Having fairly small production numbers per year helps with racking up a multi-year-long waiting list -- the Model 3 waiting list is less than a year and half of combined sales of the Prius models in the US.

> Toyota has been selling a PHEV model in the Prius line for sometime

Your right. I forgot that technically there is an existing "Plug-in" Prius. However:

- it has an EPA-rated an all-electric range of just 6 miles

- it has no way to actually lock in a pure electric mode

- is limited to 62mph in pure-electric mode

according to http://www.greencarreports.com/news/1104921_2017-toyota-priu... . And Prius is the "weakest plug-in offering on the market", according to http://insideevs.com/plug-in-prius-setting-the-record-straig... .

Which is basically a repeat of my argument above. Prius seems to be selling poorly primary because it's no longer a competitive product. Other PHEVs have real all-electric modes, that are much faster (80-100mph) and longer range (20-40ish miles), making them more appealing than the Prius to those types of car buyers.

Prius Prime may change that. But it's not out yet -- people can't buy that yet. And in the meantime, this market can buy LEAFs, Volt's, CMAX Energi's, and other competitors today.

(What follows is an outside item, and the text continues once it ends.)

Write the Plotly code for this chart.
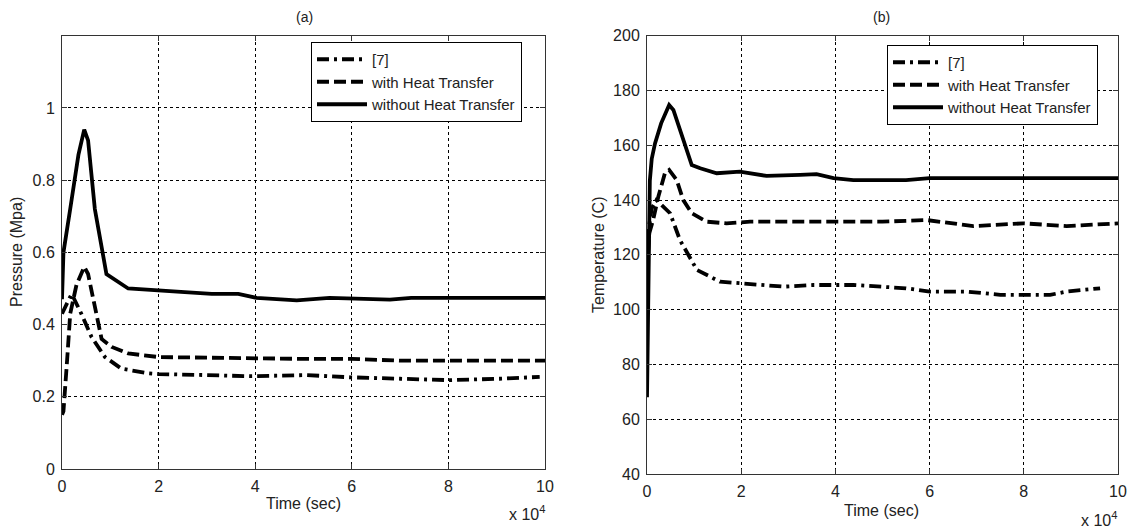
import plotly.graph_objects as go

# ---------------- data (time in units of 1e4 s) ----------------
# (a) Pressure (MPa)
t_p_ref7 = [0, 0.2, 0.4, 0.61, 0.89, 1.23, 1.79, 2.0, 3.0, 3.9, 5.06, 5.96, 7.0, 8.03, 9.06, 9.89]
p_ref7 = [0.43, 0.485, 0.43, 0.366, 0.31, 0.278, 0.265, 0.263, 0.26, 0.257, 0.26, 0.254, 0.25, 0.246, 0.25, 0.255]

t_p_with = [0, 0.03, 0.1, 0.17, 0.3, 0.46, 0.54, 0.72, 0.82, 1.03, 1.37, 2.0, 3.9, 5.0, 6.0, 7.0, 8.0, 10.0]
p_with = [0.15, 0.16, 0.29, 0.43, 0.51, 0.56, 0.54, 0.43, 0.36, 0.338, 0.32, 0.31, 0.306, 0.305, 0.305, 0.30, 0.30, 0.30]

t_p_without = [0, 0.03, 0.17, 0.34, 0.46, 0.54, 0.68, 0.92, 1.37, 2.0, 2.54, 3.1, 3.65, 4.03, 4.86, 5.54, 6.79, 7.23, 8.0, 10.0]
p_without = [0.47, 0.60, 0.72, 0.87, 0.94, 0.91, 0.72, 0.54, 0.50, 0.496, 0.49, 0.485, 0.485, 0.474, 0.467, 0.474, 0.469, 0.474, 0.474, 0.474]

# (b) Temperature (C)
t_T_ref7 = [0, 0.1, 0.2, 0.49, 0.7, 1.06, 1.55, 1.97, 2.9, 3.53, 4.38, 5.5, 6.0, 6.79, 7.5, 8.56, 8.91, 9.62]
T_ref7 = [125, 137, 140, 135.2, 125.4, 114.5, 110.2, 109.6, 108.4, 109, 109, 107.8, 106.6, 106.6, 105.4, 105.4, 106.6, 107.8]

t_T_with = [0, 0.05, 0.13, 0.24, 0.38, 0.47, 0.63, 0.77, 0.95, 1.27, 1.69, 2.19, 3.0, 4.0, 5.0, 5.94, 6.5, 6.93, 7.99, 8.91, 10.0]
T_with = [115, 128, 132.7, 141.2, 149.8, 151, 147.3, 140, 135.2, 132.1, 131.5, 132.1, 132.1, 132.1, 132.1, 132.7, 131.5, 130.5, 131.5, 130.5, 131.5]

t_T_without = [0, 0.02, 0.04, 0.06, 0.1, 0.17, 0.3, 0.47, 0.56, 0.95, 1.13, 1.48, 1.97, 2.54, 3.25, 3.6, 3.96, 4.38, 5.5, 6.0, 8.0, 10.0]
T_without = [68, 100, 130, 147, 155, 160.7, 168, 174.7, 172.9, 152.8, 151.6, 149.8, 150.4, 148.8, 149.2, 149.5, 148, 147.3, 147.3, 148, 148, 148]

series_names = ["[7]", "with Heat Transfer", "without Heat Transfer"]
x_ticks = [0, 2, 4, 6, 8, 10]
p_ticks = [0, 0.2, 0.4, 0.6, 0.8, 1]
T_ticks = [40, 60, 80, 100, 120, 140, 160, 180, 200]

SCALE = 1e4
FONT = "Liberation Sans, Arial, sans-serif"
W, H = 1130, 532

dash_styles = ["12px,5px,3px,5px", "12px,5px", "solid"]
LW = 3.8

fig = go.Figure()

left = [(t_p_ref7, p_ref7), (t_p_with, p_with), (t_p_without, p_without)]
right = [(t_T_ref7, T_ref7), (t_T_with, T_with), (t_T_without, T_without)]

for (tt, vv), name, dsh in zip(left, series_names, dash_styles):
    fig.add_trace(go.Scatter(x=[v * SCALE for v in tt], y=vv, mode="lines", name=name,
                             line=dict(color="black", width=LW, dash=dsh),
                             xaxis="x", yaxis="y", legend="legend"))
for (tt, vv), name, dsh in zip(right, series_names, dash_styles):
    fig.add_trace(go.Scatter(x=[v * SCALE for v in tt], y=vv, mode="lines", name=name,
                             line=dict(color="black", width=LW, dash=dsh),
                             xaxis="x2", yaxis="y2", legend="legend2"))

def px2x(px):
    return px / W

def px2y(py):
    return 1 - py / H

axis_common = dict(
    showline=True, linecolor="#333", linewidth=1, mirror="ticks",
    ticks="inside", ticklen=5, tickcolor="#333",
    showgrid=True, gridcolor="black", gridwidth=1, griddash="3px,3px",
    zeroline=False, automargin=False,
    tickfont=dict(family=FONT, size=16, color="#222"),
)

xt_vals = [v * SCALE for v in x_ticks]
xt_text = [str(v) for v in x_ticks]

fig.update_layout(
    template="none",
    width=W, height=H, margin=dict(l=0, r=0, t=0, b=0, autoexpand=False),
    paper_bgcolor="white", plot_bgcolor="white",
    font=dict(family=FONT, size=16, color="#222"),
    xaxis=dict(domain=[px2x(62), px2x(545)], range=[0, 10 * SCALE], anchor="y",
               tickvals=xt_vals, ticktext=xt_text, ticklabelstandoff=3, **axis_common),
    yaxis=dict(domain=[px2y(469), px2y(35.7)], range=[0, 1.2], anchor="x",
               tickvals=p_ticks, ticktext=["0", "0.2", "0.4", "0.6", "0.8", "1"],
               ticklabelstandoff=3, **axis_common),
    xaxis2=dict(domain=[px2x(647), px2x(1118)], range=[0, 10 * SCALE], anchor="y2",
                tickvals=xt_vals, ticktext=xt_text, ticklabelstandoff=3, **axis_common),
    yaxis2=dict(domain=[px2y(474), px2y(35.7)], range=[40, 200], anchor="x2",
                tickvals=T_ticks, ticklabelstandoff=3, **axis_common),
    legend=dict(x=px2x(311), y=px2y(42), xanchor="left", yanchor="top",
                bgcolor="white", bordercolor="black", borderwidth=1,
                font=dict(family=FONT, size=15, color="#222"), itemwidth=50,
                tracegroupgap=0),
    legend2=dict(x=px2x(887), y=px2y(45), xanchor="left", yanchor="top",
                 bgcolor="white", bordercolor="black", borderwidth=1,
                 font=dict(family=FONT, size=15, color="#222"), itemwidth=50,
                 tracegroupgap=0),
    showlegend=True,
)

ann = [
    dict(text="(a)", x=px2x(304), y=px2y(17), font=dict(size=14)),
    dict(text="(b)", x=px2x(882), y=px2y(17), font=dict(size=14)),
    dict(text="Time (sec)", x=px2x(303), y=px2y(503), font=dict(size=16)),
    dict(text="Time (sec)", x=px2x(882), y=px2y(510), font=dict(size=16)),
    dict(text="x 10<sup>4</sup>", x=px2x(527), y=px2y(513), font=dict(size=16)),
    dict(text="x 10<sup>4</sup>", x=px2x(1099), y=px2y(519), font=dict(size=16)),
    dict(text="Pressure (Mpa)", x=px2x(17), y=px2y(252), textangle=-90, font=dict(size=16)),
    dict(text="Temperature (C)", x=px2x(598), y=px2y(255), textangle=-90, font=dict(size=16)),
]
for a in ann:
    fig.add_annotation(xref="paper", yref="paper", showarrow=False,
                       xanchor="center", yanchor="middle", **a)

fig.write_html("out.html",
               post_script="document.body.style.margin='0';document.body.style.overflow='hidden';")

I don't understand why Toyota is not the leader in plugin hybrids. They had such a big lead in hybrid tech and the next natural step was plugin hybrid. Imagine a RAV4 or Highlander plugin hybrid with 50 mile range. The demand would be incredible. The marketing would be so easy, "Drive your SUV to get groceries with zero gas! Save money, help the environment, and drive a big car! win-win-win for everyone!" A SUV like this would fit so well with the suburban lifestyle in the US. Instead they are wasting time and money on the hydrogen fuel-cell nonsense. How can their management have enough vision to create the Prius and hybrid tech and yet so ignorant of this next obvious step?